To make things more methodical and leave nothing to chance, I tried using a thermometer used for central heating pipes that showed 160 degrees. The trouble with this is the dial runs out at 180 degrees and so the dial worked once and died. A quick look on the internet revealed that there are BBQ smoking thermometers which I found on Ebay for £7. This required drilling a hole in the tin strategically placed between the grill spacings, which gave me a thermometer which does the job.

Continuous Heat Solution.


The answer to getting continuous heat for a long enough period was to use the barbecue and, as it’s outdoors, there is no smell of smoke in the house either. I use a gas barbecue which takes 10 minutes to get up to temperature.This weekend, the BBQ failed! I was so glad of the original methylated spirit burners as 15 minutes into cooking on the BBQ and I noticed the temperature not rising above 250 degrees. This in itself wasn't a problem but then the temperature started to fall to 200 degrees. A quick swap to the meths burners and the temperature rose to 300 degrees to finish the cooking. I found that my barbecue grill on full can achieve a heat or 600 degrees. Thats way too hot. It will dry out the fish at that temperature. The half way setting gives a heat of 300 degrees and saves on fuel and gives a mouth watering result.


With the new thermometer fitted to the lid and the fish placed on the grill the process can begin. Had I not had the temperature gauge when the BBQ went out, I would be none the wiser until 30 minutes later!

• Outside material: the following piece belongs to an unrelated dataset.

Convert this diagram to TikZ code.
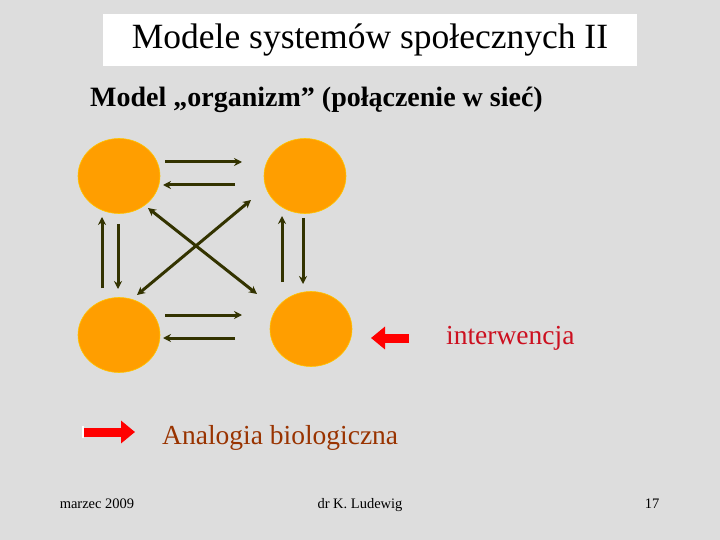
\documentclass[tikz,border=0pt]{standalone}
\usepackage{fontspec}
\setmainfont{Liberation Serif}
\usetikzlibrary{arrows.meta,shapes.geometric}
\definecolor{bg}{HTML}{DDDDDD}
\definecolor{org}{HTML}{FF9E00}
\definecolor{olive}{HTML}{333300}
\definecolor{redt}{HTML}{CC1020}
\definecolor{brownt}{HTML}{993300}
\tikzset{
  cell/.style={ellipse,fill=org,draw=org!60!yellow,line width=0.6pt,minimum width=82pt,minimum height=75pt,inner sep=0pt},
  link/.style={draw=olive,line width=3pt,-{Stealth[length=8pt,width=8pt]}},
  blink/.style={draw=olive,line width=3pt,{Stealth[length=8pt,width=8pt]}-{Stealth[length=8pt,width=8pt]}},
  redarrow/.style={draw=red,line width=9pt,-{Triangle[length=14pt,width=22pt]}},
  lbl/.style={inner sep=0pt,anchor=west},
  foot/.style={inner sep=0pt,anchor=base}
}
\begin{document}
\begin{tikzpicture}[x=1pt,y=-1pt]
\fill[bg] (0,0) rectangle (720,540);
\useasboundingbox (0,0) rectangle (720,540);
\node[fill=white,minimum width=534pt,minimum height=52pt,inner sep=0pt] (title) at (370,40) {\fontsize{35.5}{36}\selectfont Modele systemów społecznych II};
\node[lbl] (sub) at (90,100) {\fontsize{28}{28}\selectfont\bfseries Model „organizm” (połączenie w sieć)};
\node[cell] (tl) at (119,176) {};
\node[cell] (tr) at (305,176) {};
\node[cell] (bl) at (119,335) {};
\node[cell] (br) at (311,329) {};
\coordinate (a1) at (165,162); \coordinate (a2) at (242,162);
\coordinate (a3) at (235,185); \coordinate (a4) at (163,185);
\draw[link] (a1) -- (a2); \draw[link] (a3) -- (a4);
\coordinate (b1) at (165,315); \coordinate (b2) at (242,315);
\coordinate (b3) at (235,338); \coordinate (b4) at (163,338);
\draw[link] (b1) -- (b2); \draw[link] (b3) -- (b4);
\coordinate (c1) at (102,288); \coordinate (c2) at (102,217);
\coordinate (c3) at (118,224); \coordinate (c4) at (118,289);
\draw[link] (c1) -- (c2); \draw[link] (c3) -- (c4);
\coordinate (d1) at (282,282); \coordinate (d2) at (282,216);
\coordinate (d3) at (303,218); \coordinate (d4) at (303,284);
\draw[link] (d1) -- (d2); \draw[link] (d3) -- (d4);
\coordinate (e1) at (148,208); \coordinate (e2) at (257,294);
\coordinate (f1) at (251,200); \coordinate (f2) at (137,295);
\draw[blink] (e1) -- (e2); \draw[blink] (f1) -- (f2);
\coordinate (r1) at (409,338); \coordinate (r2) at (371,338);
\draw[redarrow] (r1) -- (r2);
\node[lbl,text=redt] (int) at (446,338) {\fontsize{27.5}{28}\selectfont interwencja};
\coordinate (g1) at (83,432); \coordinate (g2) at (135,432);
\draw[redarrow] (g1) -- (g2);
\draw[white,line width=1.2pt] (83,426) -- (83,438);
\node[lbl,text=brownt] (ana) at (162,438) {\fontsize{27.5}{28}\selectfont Analogia biologiczna};
\node[foot] (f1n) at (97,508) {\fontsize{14.5}{15}\selectfont marzec 2009};
\node[foot] (f2n) at (360,508) {\fontsize{14.5}{15}\selectfont dr K. Ludewig};
\node[foot] (f3n) at (652,508) {\fontsize{14.5}{15}\selectfont 17};
\end{tikzpicture}
\end{document}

The only other requirement is the timer. The tin is placed on the BBQ and I watch to see the temperature rise to 160 degrees. Once there I now set the stop clock to 35 minutes and sit back and wait! It is interesting to see how quickly the temperature rises and I hear you say that I am only measuring the internal air temperature but that is why I have added an extra 5 minutes to be sure to give the fish its 30 minute internal heat at 160 degrees, however I have noticed that the temperature rises to 350 degrees at the end! Now thats cooking!.


My fellow guinea-pigs have said the this method is now perfected so enjoy or offer added suggestions as you think fit.